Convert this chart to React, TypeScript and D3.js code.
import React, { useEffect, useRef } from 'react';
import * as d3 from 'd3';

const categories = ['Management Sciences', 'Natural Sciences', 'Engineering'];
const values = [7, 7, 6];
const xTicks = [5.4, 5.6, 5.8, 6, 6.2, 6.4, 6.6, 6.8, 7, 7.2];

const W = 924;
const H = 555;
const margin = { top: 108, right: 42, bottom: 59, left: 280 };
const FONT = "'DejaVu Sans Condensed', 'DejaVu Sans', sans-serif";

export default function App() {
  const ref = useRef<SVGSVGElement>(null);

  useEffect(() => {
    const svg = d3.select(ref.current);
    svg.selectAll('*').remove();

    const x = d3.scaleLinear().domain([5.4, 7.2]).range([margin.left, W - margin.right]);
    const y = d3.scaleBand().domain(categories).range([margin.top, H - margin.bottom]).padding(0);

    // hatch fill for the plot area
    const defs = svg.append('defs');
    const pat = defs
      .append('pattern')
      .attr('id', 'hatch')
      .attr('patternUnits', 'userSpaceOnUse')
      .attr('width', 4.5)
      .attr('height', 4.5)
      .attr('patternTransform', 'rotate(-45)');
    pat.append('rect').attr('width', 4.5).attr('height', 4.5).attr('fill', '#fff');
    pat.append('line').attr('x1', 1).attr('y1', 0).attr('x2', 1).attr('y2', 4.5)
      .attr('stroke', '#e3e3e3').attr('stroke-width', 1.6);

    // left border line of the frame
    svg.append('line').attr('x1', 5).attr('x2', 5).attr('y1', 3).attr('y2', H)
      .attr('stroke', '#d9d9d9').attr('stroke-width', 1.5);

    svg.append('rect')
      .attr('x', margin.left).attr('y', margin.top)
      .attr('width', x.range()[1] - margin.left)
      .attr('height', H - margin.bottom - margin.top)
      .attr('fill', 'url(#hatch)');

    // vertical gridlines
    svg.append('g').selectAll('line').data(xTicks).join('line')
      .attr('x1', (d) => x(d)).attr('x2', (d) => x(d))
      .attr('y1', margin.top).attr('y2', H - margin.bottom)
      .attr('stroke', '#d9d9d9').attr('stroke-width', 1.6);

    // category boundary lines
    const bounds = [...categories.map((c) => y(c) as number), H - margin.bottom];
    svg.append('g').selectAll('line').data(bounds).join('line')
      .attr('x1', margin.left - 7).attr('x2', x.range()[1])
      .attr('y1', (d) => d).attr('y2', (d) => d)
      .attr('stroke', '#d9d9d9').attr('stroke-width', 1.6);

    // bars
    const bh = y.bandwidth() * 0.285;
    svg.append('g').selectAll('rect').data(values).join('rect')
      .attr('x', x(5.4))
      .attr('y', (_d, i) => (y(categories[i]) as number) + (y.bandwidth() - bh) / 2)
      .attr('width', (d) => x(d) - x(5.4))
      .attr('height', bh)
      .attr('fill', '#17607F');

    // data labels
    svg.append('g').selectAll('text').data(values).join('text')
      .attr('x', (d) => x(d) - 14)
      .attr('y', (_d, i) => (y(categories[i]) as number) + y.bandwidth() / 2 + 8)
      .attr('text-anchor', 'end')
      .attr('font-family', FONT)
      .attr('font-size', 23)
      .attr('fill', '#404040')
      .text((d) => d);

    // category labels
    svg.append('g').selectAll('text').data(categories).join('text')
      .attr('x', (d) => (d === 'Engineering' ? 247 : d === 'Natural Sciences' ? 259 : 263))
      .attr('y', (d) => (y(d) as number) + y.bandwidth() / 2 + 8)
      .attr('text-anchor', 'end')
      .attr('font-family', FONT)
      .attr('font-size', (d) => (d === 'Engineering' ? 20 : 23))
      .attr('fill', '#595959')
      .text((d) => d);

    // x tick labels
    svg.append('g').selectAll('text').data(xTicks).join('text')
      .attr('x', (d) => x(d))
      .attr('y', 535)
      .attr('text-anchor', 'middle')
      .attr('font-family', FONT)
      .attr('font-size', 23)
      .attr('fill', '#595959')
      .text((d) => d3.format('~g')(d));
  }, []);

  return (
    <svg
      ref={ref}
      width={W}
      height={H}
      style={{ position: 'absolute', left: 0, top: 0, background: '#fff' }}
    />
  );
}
________
## Work to do:
Can you write out the lines above, from the first one through the one containing "const y = d3.scaleBand().domain(categories).range([margin.top, H", exactly as they appear and nothing more?

## Solution below:
Convert this chart to React, TypeScript and D3.js code.
import React, { useEffect, useRef } from 'react';
import * as d3 from 'd3';

const categories = ['Management Sciences', 'Natural Sciences', 'Engineering'];
const values = [7, 7, 6];
const xTicks = [5.4, 5.6, 5.8, 6, 6.2, 6.4, 6.6, 6.8, 7, 7.2];

const W = 924;
const H = 555;
const margin = { top: 108, right: 42, bottom: 59, left: 280 };
const FONT = "'DejaVu Sans Condensed', 'DejaVu Sans', sans-serif";

export default function App() {
  const ref = useRef<SVGSVGElement>(null);

  useEffect(() => {
    const svg = d3.select(ref.current);
    svg.selectAll('*').remove();

    const x = d3.scaleLinear().domain([5.4, 7.2]).range([margin.left, W - margin.right]);
    const y = d3.scaleBand().domain(categories).range([margin.top, H - margin.bottom]).padding(0);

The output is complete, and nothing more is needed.